One of my daily stops on this wild web is my recent activity page on flickr where I can see which photos I’ve posted that people have commented on. Recently I was talking with a few friends about the different uses of flickr, some people use it as a showcase for their best photography and others use it as a bit of a window into their lives. I fit in the latter category, and so it’s interesting for me to see what people think about what I saw or noticed enough to put online. Yesterday there was a new holiday wish posted on this photo:
It was an innocent enough comment, but I really wasn’t something I was expecting. Not so much the comment, but seeing that photo. You see, that photo isn’t recent. It’s from last year, Christmas eve on 2006. I’m not really sure where I’m headed with this post so if it seems scattered please forgive me. For whatever reason I’ve never been a huge fan of Christmas. I mean, I appreciate the concept of what it all stands for but it always struck me as the kind of thing people should just be doing all year around, not just on one day at the end of the year. Plus for the majority of my life the entire holiday season was filled with some kind of family related stress. This wasn’t anyone’s fault, and I don’t mean to sound like I’m complaining because I know everyone always had the best intention but there’s something about being worried if you bought someone the right gift so as not to hurt their feelings, how to react if someone didn’t buy you the right gift so as not to hurt their feelings, how to react if someone bought you a gift which tells you very clearly they don’t know who you are at all so as not to hurt their feelings, who to spend what time with so as not to hurt their feelings? See the theme here? Rather than just relaxing and enjoying friends and family this time of year has traditionally been, for me at least, a lot of juggling so as not to hurt other peoples feelings. The cliche about needed a vacation after a vacation was never more true than when I’d return from Christmas holidays. Plus all the drama about the consumerism of it – are you buying gifts for everyone you should be, are those gifts in the right price range, what about people you bought gifts for last year but haven’t seen since, is it rude to not spend money on them this year. It goes on and on. I couldn’t wait for it to be over, really.
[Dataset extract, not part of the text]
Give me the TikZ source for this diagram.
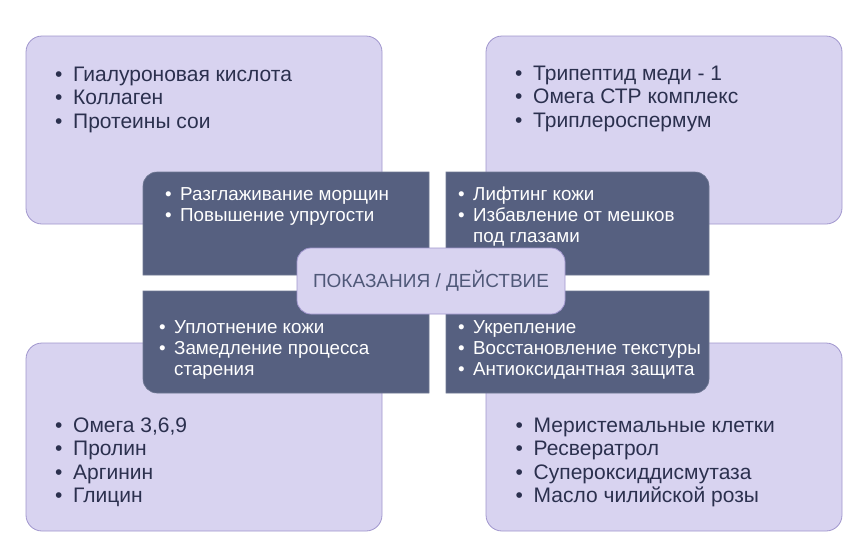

This continued for a bit after I got married as well because even though we were always trying to make the season less stressful there was always the struggle about which family to spend what time with. The last few years seemed much better than the earlier ones, but I still had that lingering feeling I wasn’t living up to someone else’s expectations. In 2006 Caryn and I decided that it was time for something new. Rather than trying to fit into everyone else’s holiday traditions we were going to start our own. We didn’t go to Florida to see family but instead had our first Christmas in Los Angeles, the plan was for it to be the first of many more to come. Of course, it turned out to be the last we’d ever spend together, but we didn’t know it at the time. At least not consciously. I didn’t anyway, and I guess it’s pretty useless to try and figure out what anyone else is or isn’t thinking/feeling at any given time. All you really know is what you feel and when I took that photo I was pretty damn happy and hopeful. I don’t know what I thought it signified, but it made me smile.
This year doesn’t feel like Christmas at all. I’ve got none of the associations I’ve had my entire life. I’m in Europe for one thing, there is no family closer than a transatlantic flight, and I’m surrounded mostly by people I’ve known less than a month. The friends I have here that I’ve known for much longer I’ve never spent holidays with so I don’t associate them with this time of year. Even the decorations all over the city haven’t swayed me. I find myself turning to the internet to try and connect with the family I’ve created for myself, my friends. Only they aren’t feeling it either. One post after another tells me this. I’m not trying to be emo or all “woe is me” or anything, it’s just a really weird thing I’m feeling this year compared to the really weird thing I usually feel every other year. I’m not particularly unhappy even, maybe even just realizing with one more thing it’s important to enjoy and appreciate what you have and where you are right now, because you never know what will change by tomorrow. And maybe, do it all year long not just wait for some fucking Hallmark card to give you permission once or twice a year.